Para penonton film di bioskop secara demografi didominasi oleh anak muda di perkotaan, terutama yang tinggal di kota besar tempat bioskop modern (cineplex) berada. Adapun bioskop jadul yang dulu ada di setiap kota kabupaten, telah lama bangkrut.
Konon untuk kategori film drama, film yang baik adalah yang mewakili pengalaman sebagian besar penonton, serasa mereka ikut bermain dalam film tersebut. Yang dimaksud penonton itu mengacu pada anak muda kota besar itu tadi.
Namun bisa juga penonton menggandrungi film yang mengisahkan hal yang belum pernah dialaminya, namun mereka mengimpikan hal itu terjadi.
Nah, tentu saja dalam konteks itu, film Twivortiare yang lagi diputar di banyak bioskop, cukup menjanjikan. Ini kisah hidup orang-orang kelas menengah di kota besar yang sudah meraih kemapanan hidup dalam usia muda, sekitar 30-an tahun .
Beno (Reza Rahadian) seorang dokter spesialis jantung yang sangat sibuk, punya istri cantik Alexandra (Raihaanun) yang merupakan vice president di sebuah bank.

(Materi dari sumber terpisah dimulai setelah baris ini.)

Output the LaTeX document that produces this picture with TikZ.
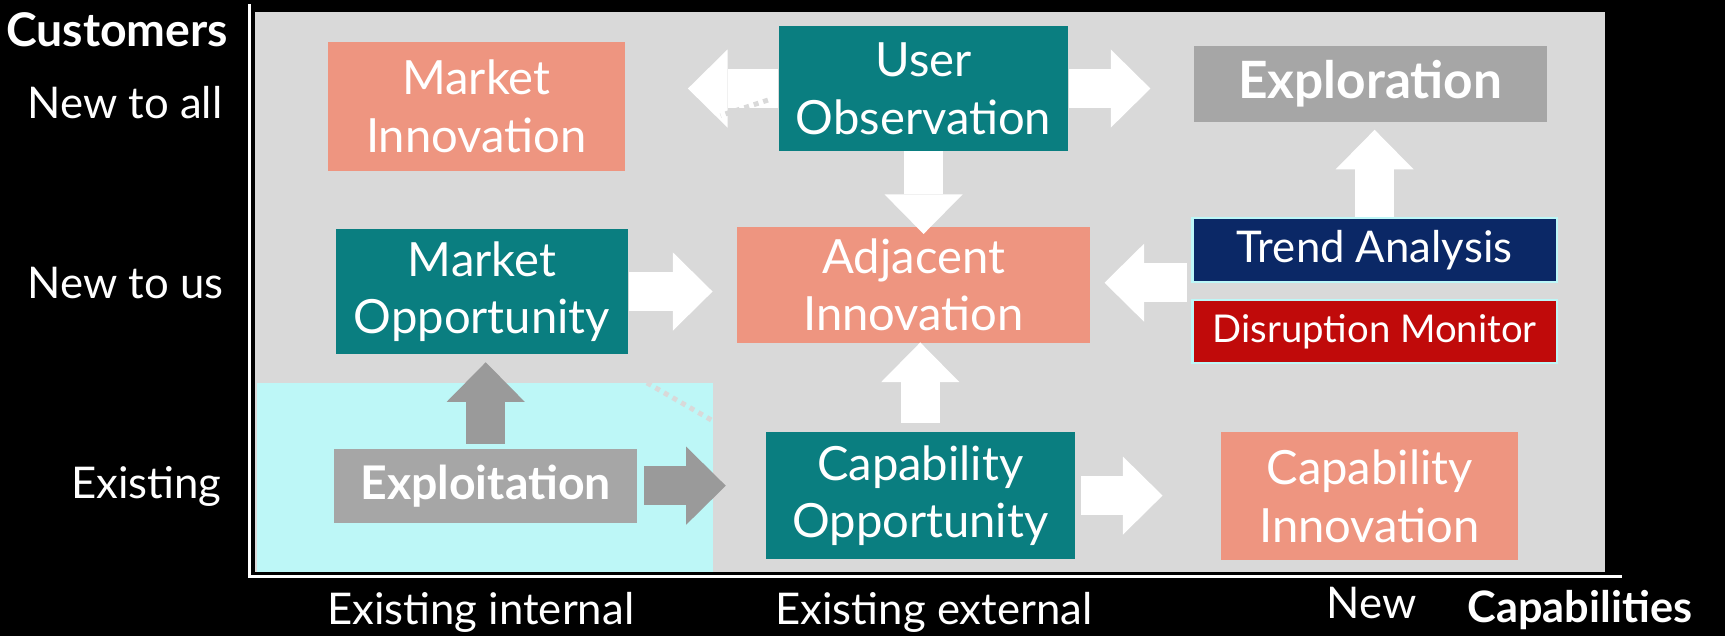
\documentclass[tikz,border=0pt]{standalone}
\usepackage{fontspec}
\setmainfont{Lato}
\usetikzlibrary{arrows.meta}
\definecolor{panel}{HTML}{D9D9D9}
\definecolor{cyanbg}{HTML}{BDF7F7}
\definecolor{salmonbox}{HTML}{EE9580}
\definecolor{tealbox}{HTML}{0A7E80}
\definecolor{greybox}{HTML}{A6A6A6}
\definecolor{greyarrow}{HTML}{9A9A9A}
\definecolor{navybox}{HTML}{0B2866}
\definecolor{redbox}{HTML}{C00A0A}
\begin{document}
\begin{tikzpicture}[x=0.1mm,y=-0.1mm,
 box/.style={rectangle, inner sep=0pt, text=white, align=center, font=\fontsize{12.2}{14.9}\selectfont},
 salbox/.style={box, fill=salmonbox},
 tealb/.style={box, fill=tealbox},
 greyb/.style={box, fill=greybox, font=\fontsize{12}{14}\selectfont\bfseries},
 monbox/.style={box, draw=cyanbg, line width=0.2mm, font=\fontsize{11.3}{13}\selectfont},
 axlabel/.style={text=white, inner sep=0pt, font=\fontsize{11.3}{13}\selectfont},
 axtitle/.style={text=white, inner sep=0pt, font=\fontsize{12}{13}\selectfont\bfseries},
 fat/.style={line width=3.5mm, -{Triangle[length=3.6mm, width=7.1mm, line width=0pt]}},
 whitearrow/.style={fat, draw=white},
 greyarrowst/.style={fat, draw=greyarrow},
 hidden/.style={draw=panel, line width=0.45mm, dash pattern=on 0.45mm off 0.45mm}
]
\useasboundingbox (0,0) rectangle (1568,578);
\fill[black] (0,0) rectangle (1568,578);
% panel and zone
\fill[panel] (232,11) rectangle (1459,520);
\fill[cyanbg] (234,348) rectangle (648,520);
\draw[hidden] (588,348) -- (647,382);
% axes
\draw[white, line width=0.3mm] (227,4) -- (227,524) -- (1474,524);
% axis labels
\node[axtitle, anchor=base east] (cust) at (208,42) {Customers};
\node[axlabel, anchor=base east] (nta) at (203,108) {New to all};
\node[axlabel, anchor=base east] (ntu) at (204,271) {New to us};
\node[axlabel, anchor=base east] (exi) at (202,453) {Existing};
\node[axlabel, anchor=base] (ei) at (437,568) {Existing internal};
\node[axlabel, anchor=base] (ee) at (849,568) {Existing external};
\node[axlabel, anchor=base] (nw) at (1247,562) {New};
\node[axtitle, anchor=base, font=\fontsize{11.2}{13}\selectfont\bfseries] (capab) at (1436,566) {Capabilities};
% boxes
\node[salbox, minimum width=27mm, minimum height=11.7mm] (mi) at (433,96.5) {Market\\Innovation};
\node[tealb, minimum width=26.3mm, minimum height=11.3mm] (uo) at (839.5,80.5) {User\\Observation};
\node[greyb, minimum width=32.1mm, minimum height=6.9mm, font=\fontsize{13.3}{15}\selectfont\bfseries] (expl) at (1245.5,76.5) {Exploration};
\node[tealb, minimum width=26.6mm, minimum height=11.4mm] (mo) at (438,265) {Market\\Opportunity};
\node[salbox, minimum width=32.1mm, minimum height=10.6mm] (adj) at (830.5,259) {Adjacent\\Innovation};
\node[monbox, fill=navybox, minimum width=33.1mm, minimum height=5.8mm] (ta) at (1249.5,227) {Trend Analysis};
\node[monbox, fill=redbox, minimum width=33.1mm, minimum height=5.7mm, font=\fontsize{9.9}{12}\selectfont] (dm) at (1249.5,301.5) {Disruption Monitor};
\node[greyb, minimum width=27.5mm, minimum height=6.7mm] (ex) at (441.5,441.5) {Exploitation};
\node[tealb, minimum width=28.1mm, minimum height=11.5mm] (co) at (836.5,450.5) {Capability\\Opportunity};
\node[salbox, minimum width=27mm, minimum height=11.6mm] (ci) at (1245,451) {Capability\\Innovation};
% arrows
\draw[whitearrow] (uo.west) -- ++(-82,0);
\draw[whitearrow] (uo.east) -- ++(74,0);
\draw[whitearrow] (uo.south) -- ++(0,75);
\draw[whitearrow] (ta.north) -- ++(0,-79);
\draw[whitearrow] ([xshift=-0.4mm]ta.south west) -- ++(-75,0);
\draw[whitearrow] (mo.east) -- ++(76,0);
\draw[whitearrow] ([yshift=0.8mm]co.north) -- ++(0,-73);
\draw[whitearrow] ([xshift=0.5mm]co.east) -- ++(74,0);
\draw[greyarrowst] ([yshift=0.4mm]ex.north) -- ++(0,-74);
\draw[greyarrowst] ([xshift=0.6mm]ex.east) -- ++(74,0);
\draw[hidden] (698,91) -- (655,105);
\end{tikzpicture}
\end{document}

Sang suami banyak berkutat di rumah sakit sampai tengah malam, sedangkan sang istri sibuk dengan berbagai meeting atau ke tempat nasabahnya.
Bagaimana liku-liku cinta kilat pasangan tersebut sehingga memutuskan untuk menikah, tapi kemudian gara-gara kesibukan di tempat kerja, mereka sering bertengkar. Mereka dekat secara fisik, tapi tak bisa menyelami pikiran pasangannya.
Ego keduanya terlalu dikedepankan, akibatnya perkawinan yang baru seumur jagung harus diakhiri. Namun kemudian baru mereka menyadari bahwa ternyata mereka saling merindukan. Dengan tekad untuk saling belajar memahami pasangannya dan bersikap lebih sabar, Beno dan Alex pun menikah kembali.
Bagi yang ingin menikmati kehebatan akting artis papan atas nasional, film ini layak ditonton. Reza dan Raihaanun betul-betul mampu menunjukkan kemampuan akting yang mumpuni. Ekspresi wajah dan bahasa tubuhnya sudah sangat berbicara.
Dalam kehidupan anak muda kelas menengah Jakarta saat ini, mungkin merasa punya kemiripan pengalaman dengan  kisah dalam film ini. Banyak memang wanita karir yang sangat sukses di bidang profesinya, tapi rumah tangganya up and down. Interaksi yang intens dengan klien, nasabah, atau rekan kerja, menjadi penghalang dalam membina rumah tangga yang harmonis.
Film yang diangkat dari novel dengan judul yang sama karya Ika Natassa ini memang terasa dekat dengan keseharian orang kantoran di perusahaan yang mapan dengan posisi sudah manajer.
Makanya untuk yang sudah mencapai level itu boleh disebut film ini mewakili pengalaman. Sedangkan bagi yang baru memulai karir, ini mewakili impiannya, hidup dengan pasangan yang tampan atau cantik, pintar, sukses, dan kaya.
Film ini masih senada dengan dua film sebelumnya yang juga diangkat dari novel Ika Natassa, Critical Eleven dan Antologi Rasa. Seperti juga novelnya, film-film di atas termasuk hot karena banyak dihiasi adegan ciumannya. Sesuatu yang biasa menurut standar film barat, tapi agak langka di film Indonesia. Tapi semua ini memang berkaitan dengan konteks cerita.
Tampaknya sutradara Benni Setiawan cukup tahu batas. Karena begitu adegan di atas ranjang, penonton di persilahkan berimajinasi sendiri. Hanya saja rasanya film ini lebih pas untuk 17 tahun ke atas, bukan 13 tahun.
Memang bila dikaitkan dengan konteks ke-Indonesia-an yang lebih banyak dihuni masyarakat yang tinggal di kota kecil dan pedesaan, bekerja di sektor agraris dengan pendapatan yang relatif kecil, Twivortiare terkesan tidak "membumi". Tapi menikmatinya sebagai hiburan, terasa layak.